Walking or driving through Beswick, the last thing you’d think you’d ever expect to see is three HUGE silver chess pieces, just sitting there in front of Connell Sixth Form College, but for nearly 10 years now these monoliths of public art have stood loud and proud for all to see and wonder – “WTF are they?!”
Well, fear not, because if you’ve ever asked that question, I’m here to help. Holding your hand through this fact-finding quest for knowledge.
Kicking things off then and I suppose it’s important to look at the ‘WHY’ of these silver things first because it nicely sets up all the rest of the story. It all revolves around the area in which these sculptures are now placed – Beswick.
It’s safe to say that Beswick as an area has had a rather difficult time over the last 100 years. Initially set up and developed in the first half of the 20th century as a residential area for the mass throngs of workers employed in the city’s factories, Beswick quickly became densely populated, packed with lines and lines of Edwardian era terraces and with very little open space. Essentially, slums.
Post-war, and much like vast swathes of England, these slums, the ones which managed not to be blown to smithereens by Hitler, were bulldozed to the ground by local councils, who thought they could see the future – a future which went up, up, up.
Yep, everything was pretty much bulldozed to make way for a series of monolithic concrete multi-storey tower blocks, and, much like the famed Hulme Crescents, Beswick’s own housing project was a right mess from the start.
The Wellington Street area was levelled, taking with it 1,200 homes, more than 100 shops, 10 pubs and a couple of dens where the local stray dogs would go to pee, poo and sniff each other’s private parts. The new estate promised over 1,000 new homes in the form of 24 multi-storey blocks of different lengths and heights, all laid out at right angles to form squares and spurs.
Finished in an attractive “shit” brown, the new estate quickly became known as ‘Fort Beswick‘ and as soon as it started raining, damp set in, taking root in the poorly constructed housing and making them nigh on unliveable. Budget cuts meant that maintenance was non-existent and by 1982, just ten years after they were completed – demolition began.
Even today, 40 years later, the regeneration of Beswick is still an on-going project, after years of seemingly being forgotten and left to rot. As Manchester City moved in though, so have developers, but there’s still an awful lot to do in the area. And so it’s here that we get to these sculptures – which were installed as the centrepiece to the Beswick community hub regeneration project back in 2014.
Named ‘Dad’s Halo Effect’, they were created by renowned contemporary artist, Ryan Gander, a man who was born in Chester but attended Manchester Metropolitan University in the 90s, so probably had a very good idea of what Beswick was like back in those days.
“Dad’s Halo Effect” is composed of three, 3 metre highly polished stainless steel sculptures that represent chess pieces in a checkmate position. Yet, due to each being made of the same material, it is impossible to know which piece is on which side – harking to the adage that it’s not the winning that’s important, but the taking part. A theme that I presume people like to link to the sport and leisure reputation of East Manchester – what with City moving there in 2003 – and, at the time, not being very good.
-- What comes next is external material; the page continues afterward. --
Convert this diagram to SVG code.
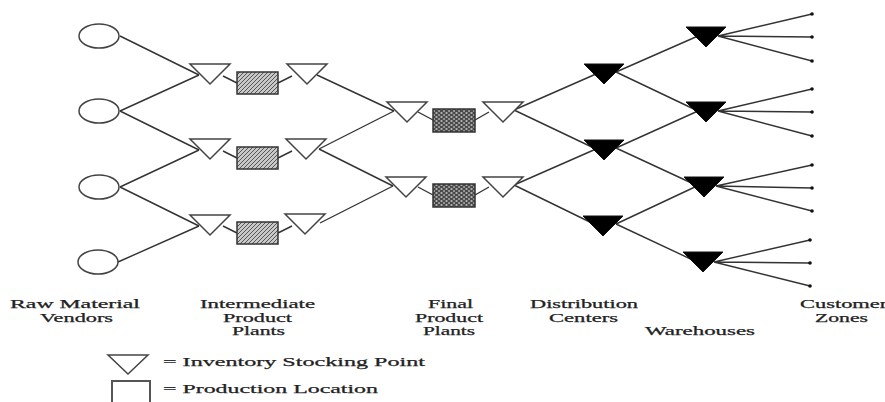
<svg xmlns="http://www.w3.org/2000/svg" width="885" height="402" viewBox="0 0 885 402">
<style>
.ln{stroke:#333;stroke-width:1.4;fill:none}
.cir{fill:#fff;stroke:#444;stroke-width:1.5}
.tri{fill:#fff;stroke:#444;stroke-width:1.5;stroke-linejoin:miter}
.blk{fill:#000;stroke:#111;stroke-width:1}
.hb{fill:url(#hatch);stroke:#333;stroke-width:1.5}
.db{fill:url(#dots);stroke:#333;stroke-width:1.5}
.dot{fill:#111}
text{font-family:"Liberation Serif","Times New Roman",serif;font-size:12px;fill:#222;stroke:#222;stroke-width:0.25;text-anchor:start}
.lg{font-size:13px}
</style>
<defs>
<pattern id="hatch" width="4" height="4" patternUnits="userSpaceOnUse">
<rect width="4" height="4" fill="#c8c8c8"/>
<path d="M-1,1 l2,-2 M0,4 l4,-4 M3,5 l2,-2" stroke="#555" stroke-width="1"/>
</pattern>
<pattern id="dots" width="5" height="4" patternUnits="userSpaceOnUse">
<rect width="5" height="4" fill="#4a4a4a"/>
<ellipse cx="1.5" cy="1" rx="1.2" ry="0.8" fill="#ddd"/>
<ellipse cx="4" cy="3" rx="1.2" ry="0.8" fill="#bbb"/>
</pattern>
</defs>

<g id="connectors">
<path class="ln" d="M120,36 L199,75 M120,111 L199,75 M120,111 L199,150 M120,187 L199,150 M120,187 L199,226 M118,262 L199,226"/>
<path class="ln" d="M223,76 L237,83 M223,151 L237,158 M223,226 L237,233"/>
<path class="ln" d="M278,83 L292,76 M278,158 L292,151 M278,233 L292,226"/>
<path class="ln" d="M317,75 L394,111 M319,149 L394,111 M319,149 L393,186 M320,223 L393,186"/>
<path class="ln" d="M418,112 L433,120 M418,187 L433,195 M475,120 L489,112 M475,195 L489,187"/>
<path class="ln" d="M514,110 L596,74 M514,110 L596,149 M514,185 L596,149 M514,185 L596,225"/>
<path class="ln" d="M616,72 L698,36 M616,72 L698,111 M616,148 L698,111 M616,148 L698,186 M616,224 L697,186 M616,224 L697,262"/>
<path class="ln" d="M718,36 L812,14 M718,36 L812,37 M718,36 L812,61"/>
<path class="ln" d="M718,111 L812,89 M718,111 L812,112 M718,111 L812,136"/>
<path class="ln" d="M716,186 L812,165 M716,186 L812,188 M716,186 L812,211"/>
<path class="ln" d="M714,262 L810,240 M714,262 L810,263 M714,262 L810,286"/>
</g>

<g id="vendor1"><ellipse class="cir" cx="99" cy="36" rx="20" ry="12"/></g>
<g id="vendor2"><ellipse class="cir" cx="99" cy="111" rx="20" ry="12"/></g>
<g id="vendor3"><ellipse class="cir" cx="99" cy="187" rx="20" ry="12"/></g>
<g id="vendor4"><ellipse class="cir" cx="98" cy="262" rx="20" ry="12"/></g>

<g id="ip-in1"><path class="tri" d="M190,64 L230,64 L210,84 Z"/></g>
<g id="ip-in2"><path class="tri" d="M190,139 L230,139 L210,159 Z"/></g>
<g id="ip-in3"><path class="tri" d="M190,215 L230,215 L210,235 Z"/></g>

<g id="ip-plant1"><rect class="hb" x="237" y="72" width="41" height="22"/></g>
<g id="ip-plant2"><rect class="hb" x="237" y="147" width="41" height="22"/></g>
<g id="ip-plant3"><rect class="hb" x="237" y="222" width="41" height="22"/></g>

<g id="ip-out1"><path class="tri" d="M287,64 L327,64 L307,84 Z"/></g>
<g id="ip-out2"><path class="tri" d="M286,139 L326,139 L306,159 Z"/></g>
<g id="ip-out3"><path class="tri" d="M285,214 L325,214 L305,234 Z"/></g>

<g id="fp-in1"><path class="tri" d="M387,102 L427,102 L407,122 Z"/></g>
<g id="fp-in2"><path class="tri" d="M386,177 L426,177 L406,197 Z"/></g>

<g id="fp-plant1"><rect class="db" x="433" y="109" width="42" height="23"/></g>
<g id="fp-plant2"><rect class="db" x="433" y="184" width="42" height="23"/></g>

<g id="fp-out1"><path class="tri" d="M483,102 L523,102 L503,122 Z"/></g>
<g id="fp-out2"><path class="tri" d="M483,177 L523,177 L503,197 Z"/></g>

<g id="dc1"><path class="blk" d="M584,64 L624,64 L604,84 Z"/></g>
<g id="dc2"><path class="blk" d="M584,140 L624,140 L604,160 Z"/></g>
<g id="dc3"><path class="blk" d="M583,216 L623,216 L603,236 Z"/></g>

<g id="wh1"><path class="blk" d="M686,27 L726,27 L706,47 Z"/></g>
<g id="wh2"><path class="blk" d="M686,102 L726,102 L706,122 Z"/></g>
<g id="wh3"><path class="blk" d="M684,177 L724,177 L704,197 Z"/></g>
<g id="wh4"><path class="blk" d="M683,252 L723,252 L703,272 Z"/></g>

<g id="customers">
<circle class="dot" cx="812" cy="14" r="1.8"/>
<circle class="dot" cx="812" cy="37" r="1.8"/>
<circle class="dot" cx="812" cy="61" r="1.8"/>
<circle class="dot" cx="812" cy="89" r="1.8"/>
<circle class="dot" cx="812" cy="112" r="1.8"/>
<circle class="dot" cx="812" cy="136" r="1.8"/>
<circle class="dot" cx="812" cy="165" r="1.8"/>
<circle class="dot" cx="812" cy="188" r="1.8"/>
<circle class="dot" cx="812" cy="211" r="1.8"/>
<circle class="dot" cx="810" cy="240" r="1.8"/>
<circle class="dot" cx="810" cy="263" r="1.8"/>
<circle class="dot" cx="810" cy="286" r="1.8"/>
</g>

<g id="labels">
<text x="10" y="308" textLength="130" lengthAdjust="spacingAndGlyphs">Raw Material</text>
<text x="40" y="322" textLength="73" lengthAdjust="spacingAndGlyphs">Vendors</text>
<text x="200" y="308" textLength="115" lengthAdjust="spacingAndGlyphs">Intermediate</text>
<text x="223" y="321.5" textLength="69" lengthAdjust="spacingAndGlyphs">Product</text>
<text x="232" y="335" textLength="53" lengthAdjust="spacingAndGlyphs">Plants</text>
<text x="428" y="308" textLength="45" lengthAdjust="spacingAndGlyphs">Final</text>
<text x="415" y="321.5" textLength="68" lengthAdjust="spacingAndGlyphs">Product</text>
<text x="423" y="335" textLength="52" lengthAdjust="spacingAndGlyphs">Plants</text>
<text x="530" y="308" textLength="108" lengthAdjust="spacingAndGlyphs">Distribution</text>
<text x="549" y="322" textLength="69" lengthAdjust="spacingAndGlyphs">Centers</text>
<text x="645" y="335" textLength="110" lengthAdjust="spacingAndGlyphs">Warehouses</text>
<text x="800" y="308" textLength="96" lengthAdjust="spacingAndGlyphs">Customers</text>
<text x="815" y="322" textLength="53" lengthAdjust="spacingAndGlyphs">Zones</text>
</g>

<g id="legend">
<path class="tri" d="M108,355 L148,355 L128,374 Z"/>
<text class="lg" x="163" y="366" textLength="262" lengthAdjust="spacingAndGlyphs">= Inventory Stocking Point</text>
<rect x="112" y="381" width="38" height="30" fill="#fff" stroke="#555" stroke-width="2"/>
<text class="lg" x="163" y="393" textLength="215" lengthAdjust="spacingAndGlyphs">= Production Location</text>
</g>
</svg>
The design is also based on part of the steering mechanism of a commercial Bedford truck, namely because Ryan’s dad used to work for General Motors, as well as linking to “the heavy industry past of the area.“
The art was part of the joint regeneration project between Manchester City Council and Man City Football Club, hoping to encourage local people to engage with the public artwork sitting at the heart of their community – and “take an ownership of the globally significant piece of sculpture that will link both the industrial heritage of East Manchester to the celebrated sport and leisure present and future.”
Ryan’s reputation as a world-renowned hoped to bring a bit of prestige to Beswick, being only the third piece of public art by the artist following hugely successful works in Central Park, New York, and a public sculpture in London’s Square Mile.
Dad’s Halo Effect still sits on the pavement outside Connell Sixth Form College and the East Manchester Leisure Centre, and although regeneration in the area is still on-going, there’s no denying that they’re a valuable and interesting addition to the area. If they’re still there in two years, they will have outlasted most parts of ‘Fort Beswick’ – and at the very least act as a reminder so that it doesn’t happen again.